[Start of EXCERPTED DATA]

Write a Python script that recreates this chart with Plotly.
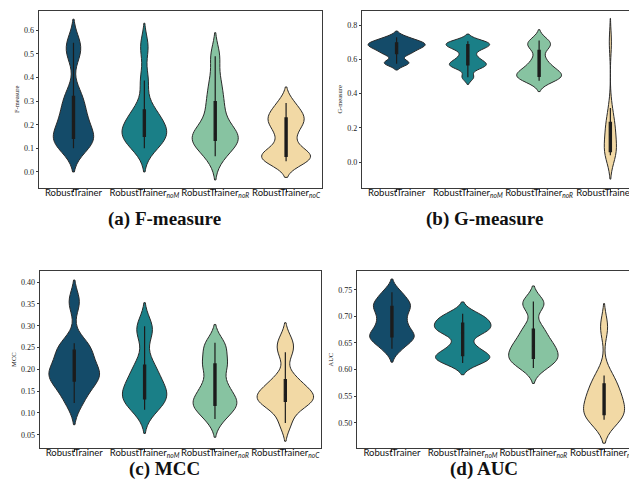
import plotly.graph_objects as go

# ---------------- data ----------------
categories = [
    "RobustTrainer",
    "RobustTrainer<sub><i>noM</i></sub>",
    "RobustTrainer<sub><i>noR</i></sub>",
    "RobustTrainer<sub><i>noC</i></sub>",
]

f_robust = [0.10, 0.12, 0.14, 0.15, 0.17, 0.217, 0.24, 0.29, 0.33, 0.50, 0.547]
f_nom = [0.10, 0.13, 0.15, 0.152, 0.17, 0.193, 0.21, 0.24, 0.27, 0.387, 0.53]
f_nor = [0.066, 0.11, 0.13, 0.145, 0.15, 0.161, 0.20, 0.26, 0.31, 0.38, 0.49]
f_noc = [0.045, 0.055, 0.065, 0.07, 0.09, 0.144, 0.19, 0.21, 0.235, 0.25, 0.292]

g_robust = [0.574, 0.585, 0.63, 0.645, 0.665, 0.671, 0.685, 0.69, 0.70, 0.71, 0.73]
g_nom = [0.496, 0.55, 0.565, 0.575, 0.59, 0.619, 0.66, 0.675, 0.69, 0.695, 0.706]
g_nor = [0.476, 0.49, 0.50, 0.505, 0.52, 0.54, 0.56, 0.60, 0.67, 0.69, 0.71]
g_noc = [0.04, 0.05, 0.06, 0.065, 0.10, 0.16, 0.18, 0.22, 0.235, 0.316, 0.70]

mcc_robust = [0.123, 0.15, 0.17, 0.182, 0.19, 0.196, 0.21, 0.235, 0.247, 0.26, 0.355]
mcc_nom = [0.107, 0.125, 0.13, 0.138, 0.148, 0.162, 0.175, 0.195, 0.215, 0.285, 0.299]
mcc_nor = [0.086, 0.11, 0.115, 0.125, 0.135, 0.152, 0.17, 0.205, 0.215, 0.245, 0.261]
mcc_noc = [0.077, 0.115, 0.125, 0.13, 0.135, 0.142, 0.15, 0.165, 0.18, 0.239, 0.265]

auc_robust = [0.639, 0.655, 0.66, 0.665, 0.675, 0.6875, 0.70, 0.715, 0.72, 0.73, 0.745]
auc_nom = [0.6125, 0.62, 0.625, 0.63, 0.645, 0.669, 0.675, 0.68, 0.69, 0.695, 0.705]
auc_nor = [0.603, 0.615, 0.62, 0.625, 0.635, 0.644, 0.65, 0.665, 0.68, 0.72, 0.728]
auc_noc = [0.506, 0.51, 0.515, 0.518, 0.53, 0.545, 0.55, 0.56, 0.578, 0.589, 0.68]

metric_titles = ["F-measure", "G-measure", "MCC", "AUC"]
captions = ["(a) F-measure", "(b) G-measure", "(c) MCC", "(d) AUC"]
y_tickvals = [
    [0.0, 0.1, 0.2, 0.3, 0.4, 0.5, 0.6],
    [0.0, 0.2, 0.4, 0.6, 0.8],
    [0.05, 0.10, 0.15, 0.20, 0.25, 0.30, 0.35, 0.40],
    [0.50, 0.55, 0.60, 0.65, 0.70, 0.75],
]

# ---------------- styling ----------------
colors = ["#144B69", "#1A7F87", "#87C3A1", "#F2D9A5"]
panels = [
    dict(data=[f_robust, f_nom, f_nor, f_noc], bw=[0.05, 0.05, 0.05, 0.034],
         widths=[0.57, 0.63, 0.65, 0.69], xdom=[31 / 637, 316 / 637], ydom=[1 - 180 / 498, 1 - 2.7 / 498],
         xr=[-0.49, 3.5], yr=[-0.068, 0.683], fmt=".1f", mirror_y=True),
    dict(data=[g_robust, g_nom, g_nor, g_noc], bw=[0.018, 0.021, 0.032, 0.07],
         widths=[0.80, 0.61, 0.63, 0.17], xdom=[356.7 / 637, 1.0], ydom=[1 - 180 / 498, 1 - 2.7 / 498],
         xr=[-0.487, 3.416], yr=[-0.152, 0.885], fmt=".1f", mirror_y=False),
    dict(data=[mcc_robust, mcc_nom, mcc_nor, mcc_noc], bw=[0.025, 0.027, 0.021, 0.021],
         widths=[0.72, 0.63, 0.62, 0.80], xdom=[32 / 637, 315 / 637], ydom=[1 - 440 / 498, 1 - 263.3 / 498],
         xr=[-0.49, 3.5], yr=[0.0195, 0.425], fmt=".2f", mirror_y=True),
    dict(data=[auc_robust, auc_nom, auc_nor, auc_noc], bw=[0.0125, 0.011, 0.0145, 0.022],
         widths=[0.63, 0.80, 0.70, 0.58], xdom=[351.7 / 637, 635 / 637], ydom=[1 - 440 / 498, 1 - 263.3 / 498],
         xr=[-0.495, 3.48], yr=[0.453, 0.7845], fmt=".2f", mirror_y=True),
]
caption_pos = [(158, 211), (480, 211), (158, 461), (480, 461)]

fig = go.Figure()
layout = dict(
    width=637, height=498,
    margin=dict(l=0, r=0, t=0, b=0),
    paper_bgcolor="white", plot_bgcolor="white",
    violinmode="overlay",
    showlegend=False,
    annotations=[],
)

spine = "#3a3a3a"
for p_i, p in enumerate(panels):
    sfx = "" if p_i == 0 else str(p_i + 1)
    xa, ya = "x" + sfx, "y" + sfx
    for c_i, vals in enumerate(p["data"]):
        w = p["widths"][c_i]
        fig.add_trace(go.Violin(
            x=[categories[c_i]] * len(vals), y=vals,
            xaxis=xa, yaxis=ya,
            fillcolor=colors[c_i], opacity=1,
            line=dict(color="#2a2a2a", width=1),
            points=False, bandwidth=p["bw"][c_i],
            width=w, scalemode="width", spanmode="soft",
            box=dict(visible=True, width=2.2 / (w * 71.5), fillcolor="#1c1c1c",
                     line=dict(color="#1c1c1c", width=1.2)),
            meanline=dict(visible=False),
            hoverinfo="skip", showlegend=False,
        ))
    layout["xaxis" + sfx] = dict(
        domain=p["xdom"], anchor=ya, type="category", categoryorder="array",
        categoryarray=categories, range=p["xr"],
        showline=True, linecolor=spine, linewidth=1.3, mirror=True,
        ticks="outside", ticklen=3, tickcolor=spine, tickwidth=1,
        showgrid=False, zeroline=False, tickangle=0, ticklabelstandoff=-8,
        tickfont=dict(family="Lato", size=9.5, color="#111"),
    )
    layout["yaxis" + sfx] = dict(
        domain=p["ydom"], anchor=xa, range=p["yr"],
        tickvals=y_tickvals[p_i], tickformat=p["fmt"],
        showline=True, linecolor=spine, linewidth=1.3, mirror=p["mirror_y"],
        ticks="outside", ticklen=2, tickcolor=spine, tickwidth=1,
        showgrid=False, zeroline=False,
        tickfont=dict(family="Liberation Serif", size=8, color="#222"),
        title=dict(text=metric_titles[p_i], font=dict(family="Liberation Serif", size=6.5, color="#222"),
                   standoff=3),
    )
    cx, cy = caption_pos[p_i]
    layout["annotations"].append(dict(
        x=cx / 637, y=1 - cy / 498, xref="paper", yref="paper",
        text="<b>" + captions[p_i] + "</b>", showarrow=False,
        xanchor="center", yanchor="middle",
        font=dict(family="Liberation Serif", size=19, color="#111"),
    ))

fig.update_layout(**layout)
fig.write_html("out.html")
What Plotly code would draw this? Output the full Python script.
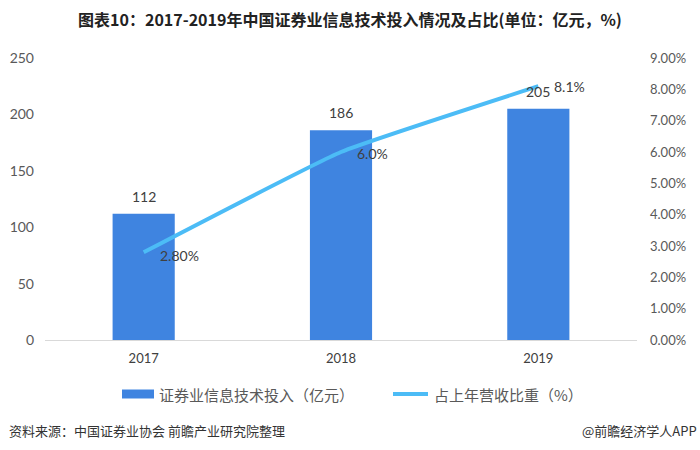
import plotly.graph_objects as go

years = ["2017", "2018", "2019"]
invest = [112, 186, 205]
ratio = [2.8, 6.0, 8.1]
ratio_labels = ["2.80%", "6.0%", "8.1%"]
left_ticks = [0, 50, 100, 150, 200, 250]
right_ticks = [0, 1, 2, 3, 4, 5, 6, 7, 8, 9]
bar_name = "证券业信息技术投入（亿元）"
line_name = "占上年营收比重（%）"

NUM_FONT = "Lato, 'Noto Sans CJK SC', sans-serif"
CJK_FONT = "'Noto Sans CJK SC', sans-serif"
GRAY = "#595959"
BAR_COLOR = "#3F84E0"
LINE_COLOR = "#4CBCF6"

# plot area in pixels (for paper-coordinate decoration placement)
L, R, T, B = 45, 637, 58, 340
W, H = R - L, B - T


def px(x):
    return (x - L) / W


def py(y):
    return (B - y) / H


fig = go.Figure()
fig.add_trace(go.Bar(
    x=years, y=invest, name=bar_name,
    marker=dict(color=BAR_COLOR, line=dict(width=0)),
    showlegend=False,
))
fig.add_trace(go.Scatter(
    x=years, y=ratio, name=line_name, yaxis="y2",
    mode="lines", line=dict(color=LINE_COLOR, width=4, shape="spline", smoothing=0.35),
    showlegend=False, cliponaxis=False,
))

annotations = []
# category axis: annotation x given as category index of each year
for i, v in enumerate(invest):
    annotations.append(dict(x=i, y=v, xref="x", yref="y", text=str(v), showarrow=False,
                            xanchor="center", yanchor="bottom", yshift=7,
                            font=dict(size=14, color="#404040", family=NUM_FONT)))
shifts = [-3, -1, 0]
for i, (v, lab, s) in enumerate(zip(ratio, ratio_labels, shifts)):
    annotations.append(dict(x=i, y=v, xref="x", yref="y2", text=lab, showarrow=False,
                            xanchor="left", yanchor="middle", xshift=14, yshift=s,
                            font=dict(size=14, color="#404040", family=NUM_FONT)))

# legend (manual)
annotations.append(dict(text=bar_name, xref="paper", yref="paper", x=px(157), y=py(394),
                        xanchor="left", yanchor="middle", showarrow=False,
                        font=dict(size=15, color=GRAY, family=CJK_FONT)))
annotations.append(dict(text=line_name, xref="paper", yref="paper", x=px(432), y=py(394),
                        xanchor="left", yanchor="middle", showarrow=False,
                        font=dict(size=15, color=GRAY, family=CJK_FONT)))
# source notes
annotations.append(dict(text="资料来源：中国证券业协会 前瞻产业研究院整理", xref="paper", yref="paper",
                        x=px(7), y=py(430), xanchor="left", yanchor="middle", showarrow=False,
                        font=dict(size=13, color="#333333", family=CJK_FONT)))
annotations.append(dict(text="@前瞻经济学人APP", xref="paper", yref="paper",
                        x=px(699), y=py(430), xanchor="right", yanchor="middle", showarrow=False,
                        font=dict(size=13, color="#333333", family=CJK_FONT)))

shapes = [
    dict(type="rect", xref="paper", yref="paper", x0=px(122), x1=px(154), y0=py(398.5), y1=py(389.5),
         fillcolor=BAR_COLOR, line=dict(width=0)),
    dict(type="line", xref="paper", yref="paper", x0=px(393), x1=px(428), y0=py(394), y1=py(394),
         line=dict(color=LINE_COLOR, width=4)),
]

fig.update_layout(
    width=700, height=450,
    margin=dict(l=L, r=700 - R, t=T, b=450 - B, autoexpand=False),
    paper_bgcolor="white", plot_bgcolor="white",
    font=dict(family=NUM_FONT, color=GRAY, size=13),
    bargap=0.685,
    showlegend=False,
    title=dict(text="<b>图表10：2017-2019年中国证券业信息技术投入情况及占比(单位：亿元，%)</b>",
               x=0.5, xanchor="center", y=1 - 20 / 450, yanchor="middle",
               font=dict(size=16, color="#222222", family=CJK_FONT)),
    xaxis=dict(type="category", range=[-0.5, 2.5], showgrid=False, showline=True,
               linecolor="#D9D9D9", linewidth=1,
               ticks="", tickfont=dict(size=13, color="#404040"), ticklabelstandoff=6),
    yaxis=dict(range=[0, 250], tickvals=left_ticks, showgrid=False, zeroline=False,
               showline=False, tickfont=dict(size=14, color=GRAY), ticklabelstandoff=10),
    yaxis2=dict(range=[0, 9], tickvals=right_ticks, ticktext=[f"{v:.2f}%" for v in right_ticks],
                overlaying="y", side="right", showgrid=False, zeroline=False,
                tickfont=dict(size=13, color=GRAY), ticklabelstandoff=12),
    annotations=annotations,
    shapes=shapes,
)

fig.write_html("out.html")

[End of EXCERPTED DATA]

Check each line of the records above for the string "script", and report every line that has it.

SOLUTION =>
Write a Python script that recreates this chart with Plotly.
What Plotly code would draw this? Output the full Python script.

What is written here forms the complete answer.